Gross: That’s a common question that people ask. I know that making a manuscript, as the word manuscript suggests, “made by hand,” is a laborious process and such. By the later Middle Ages, with the increase in literacy, there’s a particular kind of prayer book known as a book of hours. It’s a kind of simplified, streamlined way of doing the same set of devotions that monks and nuns would be using, and it’s common to call that a medieval bestseller.
I often say to students that yes, this is a luxury good, but so are cars and smartphones, so if you had the income it was one of the first things you would acquire. Like a car, you could customize it, you could get a very basic beater. We know that even apprentices in late medieval London would have acquired a very simple, humble version of this kind of prayer book. Also, like a car, you might pass it on to your child when you get a fancier updated model. And these books were ubiquitous, as I say, they would go with people everywhere.
Miller: Hannah, what’s the experience like for you to actually, I imagine with gloves on and with care, to interact with a handmade transmitter of human thought and emotion and devotion from perhaps 800 years ago?
Crummé: Well, I love it, but I will say, never wear gloves. We don’t wear gloves in special collections unless we’re dealing with photographs. The oils in your skin degrade the chemicals that make photographs, but otherwise they reduce your dexterity and make you more likely to damage the object. So don’t look like a goofball. Don’t wear gloves when you come to special collections.
Miller: OK, I feel like I’ve seen movies, where…

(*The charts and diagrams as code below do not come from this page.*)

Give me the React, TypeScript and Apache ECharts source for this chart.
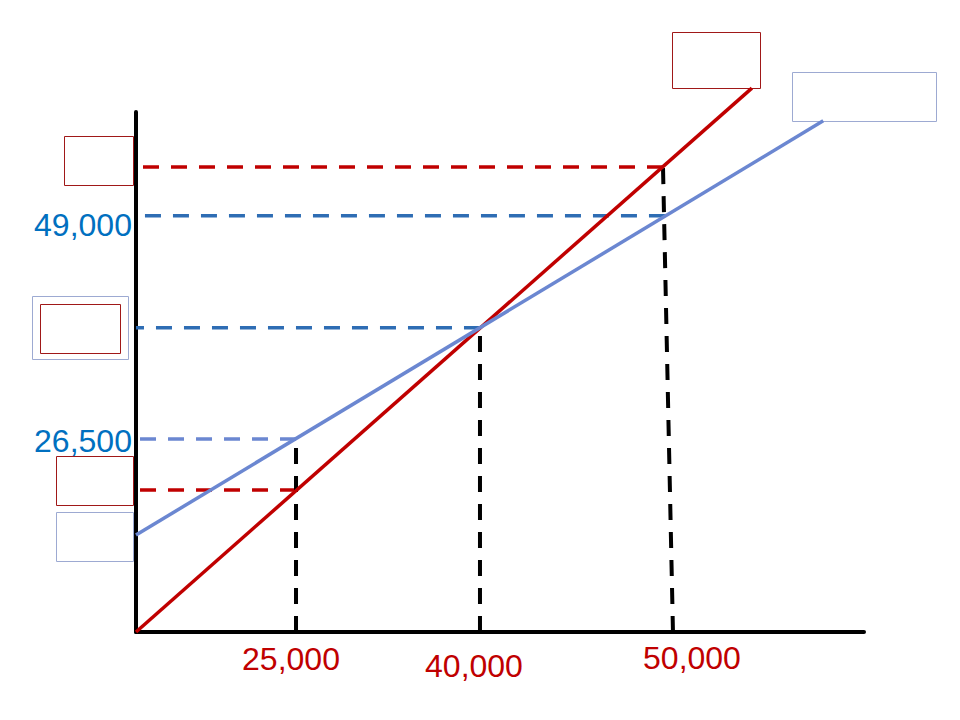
import React, { useEffect, useRef } from 'react';
import * as echarts from 'echarts';

// Schematic chart: both axes run 0–100 in chart units (the original is not to scale)
const xTickLabels = ['25,000', '40,000', '50,000'];
const yTickLabels = ['49,000', '26,500'];

// x positions of the three marked quantities
const keyX = [21.98, 47.25, 72.45];
// foot of the (slightly slanted) 50,000 drop line
const slantFootX = 73.76;

// red (revenue) and blue (cost) lines
const revenueLine = [[0, 0], [84.6, 104.6]];
const costLine = [[0, 18.65], [94.4, 98.3]];

// values of the lines at the key x positions
const revenueAtKey = [27.3, 58.5, 89.4];
const costAtKey = [37.1, 58.5, 80.05];

// where the horizontal guides to the y axis end (left ends)
const redGuideStart = [0, -1.1];
const blueGuideStart = [0, 0, -2.2];

const RED = '#C00000';
const BLUE_LINE = '#6B87D1';
const BLUE_DASH = '#2E6DB4';
const BLUE_TEXT = '#0070C0';
const BOX_RED = '#A01818';
const BOX_BLUE = '#9DAAD2';
const FONT = '"Liberation Sans", Arial, sans-serif';

function dashed(name: string, data: number[][], color: string, width = 3.5) {
  return {
    name,
    type: 'line',
    data,
    symbol: 'none',
    clip: false,
    silent: true,
    z: 1,
    lineStyle: { color, width, type: [16, 12] },
  };
}

export default function App() {
  const ref = useRef<HTMLDivElement>(null);
  useEffect(() => {
    if (!ref.current) return;
    const chart = echarts.init(ref.current, undefined, { renderer: 'svg' });

    const series: any[] = [
      // horizontal guides (drawn from the line toward the axis)
      dashed('red-50k', [[keyX[2] - 0.06, revenueAtKey[2]], [redGuideStart[1], revenueAtKey[2]]], RED),
      dashed('blue-50k', [[keyX[2] + 0.21, costAtKey[2]], [blueGuideStart[2], costAtKey[2]]], BLUE_DASH),
      dashed('blue-40k', [[keyX[1], costAtKey[1]], [blueGuideStart[1], costAtKey[1]]], BLUE_DASH),
      dashed('blue-25k', [[keyX[0], costAtKey[0]], [blueGuideStart[0], costAtKey[0]]], BLUE_LINE),
      dashed('red-25k', [[keyX[0], revenueAtKey[0]], [redGuideStart[0], revenueAtKey[0]]], RED),
      // vertical drop lines (drawn from the axis upward)
      dashed('v-25k', [[keyX[0], 0], [keyX[0], costAtKey[0]]], '#000', 4),
      dashed('v-40k', [[keyX[1], 0], [keyX[1], costAtKey[1]]], '#000', 4),
      dashed('v-50k', [[slantFootX, 0], [keyX[2] - 0.06, revenueAtKey[2]]], '#000', 4),
      {
        name: 'revenue',
        type: 'line',
        data: revenueLine,
        symbol: 'none',
        clip: false,
        silent: true,
        z: 3,
        lineStyle: { color: RED, width: 3.5 },
      },
      {
        name: 'cost',
        type: 'line',
        data: costLine,
        symbol: 'none',
        clip: false,
        silent: true,
        z: 4,
        lineStyle: { color: BLUE_LINE, width: 3.5 },
      },
      {
        name: 'x-labels',
        type: 'scatter',
        symbolSize: 0.1,
        silent: true,
        itemStyle: { color: 'rgba(0,0,0,0)', opacity: 1 },
        label: {
          show: true,
          position: 'inside',
          color: RED,
          opacity: 1,
          textBorderWidth: 0,
          fontSize: 32,
          fontFamily: FONT,
          formatter: (p: any) => p.name,
        },
        data: [
          { name: xTickLabels[0], value: [keyX[0], 0], label: { offset: [-5, 27] } },
          { name: xTickLabels[1], value: [keyX[1], 0], label: { offset: [-6, 34] } },
          { name: xTickLabels[2], value: [slantFootX, 0], label: { offset: [19, 26] } },
        ],
      },
      {
        name: 'y-labels',
        type: 'scatter',
        symbolSize: 0.1,
        silent: true,
        itemStyle: { color: 'rgba(0,0,0,0)', opacity: 1 },
        label: {
          show: true,
          position: 'left',
          distance: 4,
          color: BLUE_TEXT,
          opacity: 1,
          textBorderWidth: 0,
          fontSize: 32,
          fontFamily: FONT,
          formatter: (p: any) => p.name,
        },
        data: [
          { name: yTickLabels[0], value: [0, costAtKey[2]], label: { offset: [0, 9] } },
          { name: yTickLabels[1], value: [0, costAtKey[0]], label: { offset: [0, 1.5] } },
        ],
      },
    ];

    const box = (x: number, y: number, w: number, h: number, stroke: string) => ({
      type: 'rect',
      shape: { x, y, width: w, height: h },
      style: { fill: 'none', stroke, lineWidth: 1 },
      silent: true,
      z: 1,
    });

    chart.setOption({
      animation: false,
      backgroundColor: '#fff',
      grid: { left: 136, top: 112, right: 96, bottom: 88 },
      xAxis: {
        type: 'value',
        min: 0,
        max: 100,
        axisLine: { show: true, lineStyle: { color: '#000', width: 4 } },
        axisTick: { show: false },
        axisLabel: { show: false },
        splitLine: { show: false },
      },
      yAxis: {
        type: 'value',
        min: 0,
        max: 100,
        axisLine: { show: true, lineStyle: { color: '#000', width: 4 } },
        axisTick: { show: false },
        axisLabel: { show: false },
        splitLine: { show: false },
      },
      graphic: [
        box(672.5, 32.5, 88, 56, BOX_RED),
        box(792.5, 72.5, 144, 49, BOX_BLUE),
        box(64.5, 136.5, 69, 49, BOX_RED),
        box(32.5, 296.5, 96, 63, BOX_BLUE),
        box(40.5, 304.5, 80, 49, BOX_RED),
        box(56.5, 456.5, 77, 49, BOX_RED),
        box(56.5, 512.5, 77, 49, BOX_BLUE),
      ],
      series,
    });
    return () => chart.dispose();
  }, []);

  return (
    <div
      ref={ref}
      style={{ position: 'fixed', left: 0, top: 0, width: 960, height: 720, background: '#fff' }}
    />
  );
}
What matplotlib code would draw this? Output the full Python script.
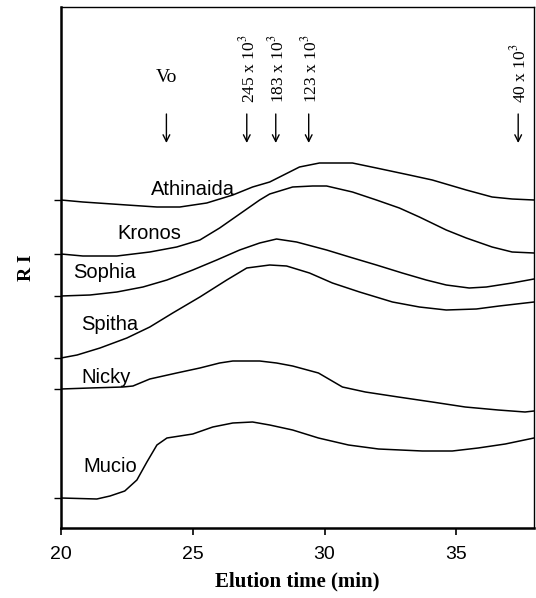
import matplotlib
matplotlib.use("Agg")
import matplotlib.pyplot as plt

plt.rcParams['mathtext.fontset'] = 'stix'

# ---- data (elution time in min, RI signal in arbitrary units) ----
t_athinaida = [20.0, 20.83, 22.5, 23.64, 24.51, 25.53, 26.52, 27.27, 27.92, 29.05, 29.81, 31.06,
               31.97, 33.22, 34.09, 35.38, 36.36, 37.12, 37.95]
ri_athinaida = [328, 326, 323, 321, 321, 325, 333, 341, 346, 361, 365, 365,
                360, 353, 348, 338, 331, 329, 328]

t_kronos = [20.0, 20.83, 22.12, 23.37, 24.39, 25.27, 26.02, 26.78, 27.54, 27.92, 28.79, 29.55,
            30.08, 31.06, 31.97, 32.84, 33.6, 34.62, 35.38, 36.36, 37.12, 37.95]
ri_kronos = [274, 272, 272, 276, 281, 288, 300, 314, 328, 334, 341, 342,
             342, 336, 328, 320, 311, 298, 290, 281, 276, 275]

t_sophia = [20.0, 21.1, 22.12, 23.11, 24.02, 25.0, 25.91, 26.78, 27.54, 28.18, 28.94, 30.08,
            30.95, 31.97, 32.95, 33.86, 34.62, 35.49, 36.14, 37.12, 37.95]
ri_sophia = [232, 233, 236, 241, 248, 258, 268, 278, 285, 289, 286, 278,
             271, 263, 255, 248, 243, 240, 241, 245, 249]

t_spitha = [20.0, 20.61, 21.48, 22.5, 23.37, 24.24, 25.27, 26.29, 27.05, 27.92, 28.56, 29.43,
            30.3, 31.33, 32.58, 33.6, 34.62, 35.76, 36.63, 37.95]
ri_spitha = [170, 173, 180, 190, 201, 215, 231, 248, 260, 263, 262, 255,
             245, 236, 226, 221, 218, 219, 222, 226]

t_nicky = [20.0, 21.1, 22.35, 22.73, 23.37, 24.39, 25.27, 26.02, 26.52, 27.54, 28.18, 28.79,
           29.77, 30.68, 31.55, 32.8, 34.09, 35.34, 36.59, 37.61, 37.95]
ri_nicky = [139, 140, 141, 142, 149, 155, 160, 165, 167, 167, 165, 162,
            155, 141, 136, 131, 126, 121, 118, 116, 117]

t_mucio = [20.0, 21.36, 21.86, 22.42, 22.88, 23.26, 23.64, 24.02, 24.51, 25.0, 25.76, 26.52,
           27.27, 27.92, 28.79, 29.77, 30.91, 32.05, 33.71, 34.85, 35.83, 36.86, 37.95]
ri_mucio = [30, 29, 32, 37, 48, 66, 83, 90, 92, 94, 101, 105,
            106, 103, 98, 90, 83, 79, 77, 77, 80, 84, 90]

series = [
    ("Athinaida", t_athinaida, ri_athinaida),
    ("Kronos", t_kronos, ri_kronos),
    ("Sophia", t_sophia, ri_sophia),
    ("Spitha", t_spitha, ri_spitha),
    ("Nicky", t_nicky, ri_nicky),
    ("Mucio", t_mucio, ri_mucio),
]

# label positions (time, RI)
label_t = [25.0, 23.37, 21.67, 21.86, 21.7, 21.86]
label_ri = [333, 289, 250, 198, 145, 56]

# molecular weight markers
marker_t = [24.0, 27.05, 28.15, 29.4, 37.35]
marker_text = ["Vo", r"245 x 10$^3$", r"183 x 10$^3$", r"123 x 10$^3$", r"40 x 10$^3$"]

x_ticks = [20, 25, 30, 35]

# ---- figure ----
fig = plt.figure(figsize=(5.36, 5.98), dpi=100)
ax = fig.add_axes([61 / 536, 70 / 598, (534 - 61) / 536, (528 - 7) / 598])

for (name, t, ri) in series:
    ax.plot(t, ri, color='black', lw=1.1)

for (name, _, _), lt, lr in zip(series, label_t, label_ri):
    ax.text(lt, lr, name, ha='center', va='baseline', fontsize=14.5,
            family='Liberation Sans', color='black')

for mt, txt in zip(marker_t, marker_text):
    ax.annotate('', xy=(mt, 385), xytext=(mt, 414),
                arrowprops=dict(arrowstyle='->', color='black', lw=1.0,
                                mutation_scale=12, shrinkA=0, shrinkB=0))
    if txt == "Vo":
        ax.text(mt, 451, txt, ha='center', va='center', fontsize=14,
                family='Liberation Serif')
    else:
        ax.text(mt + 0.05, 425, txt, ha='center', va='bottom', rotation=90,
                fontsize=12.5, family='Liberation Serif')

ax.set_xlim(20, 37.95)
ax.set_ylim(0, 521)
ax.set_xticks(x_ticks)
ax.set_xticklabels([str(v) for v in x_ticks], fontsize=14, family='Liberation Sans')
ax.set_yticks([s[2][0] for s in series])
ax.set_yticklabels([])
ax.tick_params(axis='x', direction='out', length=5, width=1.2, pad=8)
ax.tick_params(axis='y', direction='out', length=5, width=1.0)

ax.set_xlabel('Elution time (min)', fontsize=15, fontweight='bold',
              family='Liberation Serif', labelpad=6)
ax.set_ylabel('R I', fontsize=14, fontweight='bold', family='Liberation Serif',
              labelpad=10)

for side in ['left', 'bottom']:
    ax.spines[side].set_linewidth(1.8)
for side in ['top', 'right']:
    ax.spines[side].set_linewidth(1.0)

fig.savefig('out.png', dpi=100)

Crummé: I know! It’s always in movies!
Miller: Where people in your position wear them. Does it drive you crazy?
Crummé: Well, people are so sad when I don’t give them gloves. They come in and they’re like, “Where are my gloves?” Like, you can’t have any gloves.
Miller: I got stuck in the technical piece of it, but emotionally, what’s the experience like for you?

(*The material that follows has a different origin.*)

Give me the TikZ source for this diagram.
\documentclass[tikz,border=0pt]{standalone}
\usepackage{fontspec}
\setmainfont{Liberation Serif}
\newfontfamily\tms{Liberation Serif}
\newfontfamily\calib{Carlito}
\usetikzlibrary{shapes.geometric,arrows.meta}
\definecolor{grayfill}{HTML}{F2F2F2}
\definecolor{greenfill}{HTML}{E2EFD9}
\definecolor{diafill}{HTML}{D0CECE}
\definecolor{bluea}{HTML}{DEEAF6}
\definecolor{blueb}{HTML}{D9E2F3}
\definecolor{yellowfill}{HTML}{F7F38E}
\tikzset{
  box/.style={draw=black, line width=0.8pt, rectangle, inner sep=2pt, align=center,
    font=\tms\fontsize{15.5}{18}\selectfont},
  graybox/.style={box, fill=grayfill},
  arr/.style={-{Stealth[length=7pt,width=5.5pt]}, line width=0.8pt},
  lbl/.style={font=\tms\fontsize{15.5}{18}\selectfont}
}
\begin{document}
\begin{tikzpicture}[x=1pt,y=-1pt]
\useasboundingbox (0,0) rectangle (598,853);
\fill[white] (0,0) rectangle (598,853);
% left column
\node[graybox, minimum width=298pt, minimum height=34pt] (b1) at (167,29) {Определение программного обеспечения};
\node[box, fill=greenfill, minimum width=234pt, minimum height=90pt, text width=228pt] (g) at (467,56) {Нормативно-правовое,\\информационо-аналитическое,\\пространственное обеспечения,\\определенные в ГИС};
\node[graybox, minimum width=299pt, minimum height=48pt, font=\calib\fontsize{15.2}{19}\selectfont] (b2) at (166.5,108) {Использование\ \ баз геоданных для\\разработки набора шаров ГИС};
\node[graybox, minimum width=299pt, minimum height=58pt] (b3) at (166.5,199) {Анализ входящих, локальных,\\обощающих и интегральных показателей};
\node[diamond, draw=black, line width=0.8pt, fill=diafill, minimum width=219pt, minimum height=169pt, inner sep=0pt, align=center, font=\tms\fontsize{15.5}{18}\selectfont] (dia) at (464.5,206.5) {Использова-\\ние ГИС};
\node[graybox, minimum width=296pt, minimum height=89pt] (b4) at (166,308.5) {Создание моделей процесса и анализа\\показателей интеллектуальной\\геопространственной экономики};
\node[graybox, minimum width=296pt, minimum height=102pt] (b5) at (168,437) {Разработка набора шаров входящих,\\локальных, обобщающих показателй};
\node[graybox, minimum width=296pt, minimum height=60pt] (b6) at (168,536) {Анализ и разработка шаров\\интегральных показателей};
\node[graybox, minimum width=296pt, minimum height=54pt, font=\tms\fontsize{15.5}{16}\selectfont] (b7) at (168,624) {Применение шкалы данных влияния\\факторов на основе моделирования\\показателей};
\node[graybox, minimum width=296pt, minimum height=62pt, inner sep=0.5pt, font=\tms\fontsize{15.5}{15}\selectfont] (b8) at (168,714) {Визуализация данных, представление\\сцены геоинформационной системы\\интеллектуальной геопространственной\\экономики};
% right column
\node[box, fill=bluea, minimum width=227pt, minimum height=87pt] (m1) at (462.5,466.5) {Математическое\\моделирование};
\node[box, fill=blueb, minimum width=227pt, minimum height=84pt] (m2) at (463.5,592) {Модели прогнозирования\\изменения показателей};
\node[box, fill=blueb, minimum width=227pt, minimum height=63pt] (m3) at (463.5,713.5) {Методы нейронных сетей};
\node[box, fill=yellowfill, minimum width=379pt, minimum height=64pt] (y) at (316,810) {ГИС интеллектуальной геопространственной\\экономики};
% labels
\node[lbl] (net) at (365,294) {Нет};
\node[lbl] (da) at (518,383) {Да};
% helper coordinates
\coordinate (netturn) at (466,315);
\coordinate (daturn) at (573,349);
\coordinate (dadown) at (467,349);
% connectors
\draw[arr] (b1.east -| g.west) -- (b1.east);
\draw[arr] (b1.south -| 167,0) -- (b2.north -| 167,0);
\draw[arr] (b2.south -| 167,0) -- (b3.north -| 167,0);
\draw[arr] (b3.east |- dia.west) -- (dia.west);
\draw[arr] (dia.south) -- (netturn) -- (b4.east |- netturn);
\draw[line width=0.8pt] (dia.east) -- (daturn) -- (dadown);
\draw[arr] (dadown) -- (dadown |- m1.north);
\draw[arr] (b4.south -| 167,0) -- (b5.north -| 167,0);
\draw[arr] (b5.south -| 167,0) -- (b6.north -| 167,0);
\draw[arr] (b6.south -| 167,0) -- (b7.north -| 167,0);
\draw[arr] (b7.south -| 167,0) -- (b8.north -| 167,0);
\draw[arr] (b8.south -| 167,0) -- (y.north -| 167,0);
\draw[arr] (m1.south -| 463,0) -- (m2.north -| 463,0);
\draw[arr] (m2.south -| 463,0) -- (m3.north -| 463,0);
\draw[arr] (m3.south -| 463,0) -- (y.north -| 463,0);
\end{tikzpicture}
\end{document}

Crummé: For me it’s funny, because it is my job and I do it all the time, but it is amazing. I love how even the most bureaucratic documents witness a moment in a life from 600 years ago, in this exhibit sometimes 800 years ago, that we wouldn’t otherwise have access to. And what, for me, they really demonstrate, is the humanity of the person from the past.
So where, as I’ve said before, Skype used to be an amazing thing. Like I’m talking to someone in Australia and I can see them. This, you’re talking to somebody from 800 years ago and in some ways you can see them. You have the actual thing they touched and made and, again, wrote their exercises in. You’re actually talking to somebody through time.
Miller: Or they’re talking to you, at least.
Crummé: Yeah, they’re talking to you. And in some ways, the fact that they made this and kept it, anticipated that there would be a person who would see it one day. So they’re not talking to you intentionally, but they’re sort of intending that their legacy would live on through time like this. It’s an amazing experience.
Miller: Karen, what are you hoping people will take away from a visit to this exhibit?
Gross: You know, just to second what Hannah was just saying, these books do so much and they’re still doing that work, in eliciting this wonder and bringing us together to celebrate them and to see the past. So yes, I think most of all, not just to appreciate the artistry and wonder at their survival, but to take these as a testament to just how much we love our books and see them as an extension of ourselves.
Crummé: And the real world, our life is so digital, and one wonders, will I have any kind of legacy like the people who wrote in these books? I’m pretty sure all my emails will get deleted when I leave the college or whatever. How will people know who I am, like this woman who has this scroll? I don’t know.
Miller: Hannah Crummé and Karen Gross, thanks very much.
Gross: Thank you, Dave.
Crummé: Thank you.
Miller: Hannah Crummé is the head of special collections and college archivist at Lewis & Clark College. Karen Gross is a professor of English at the college.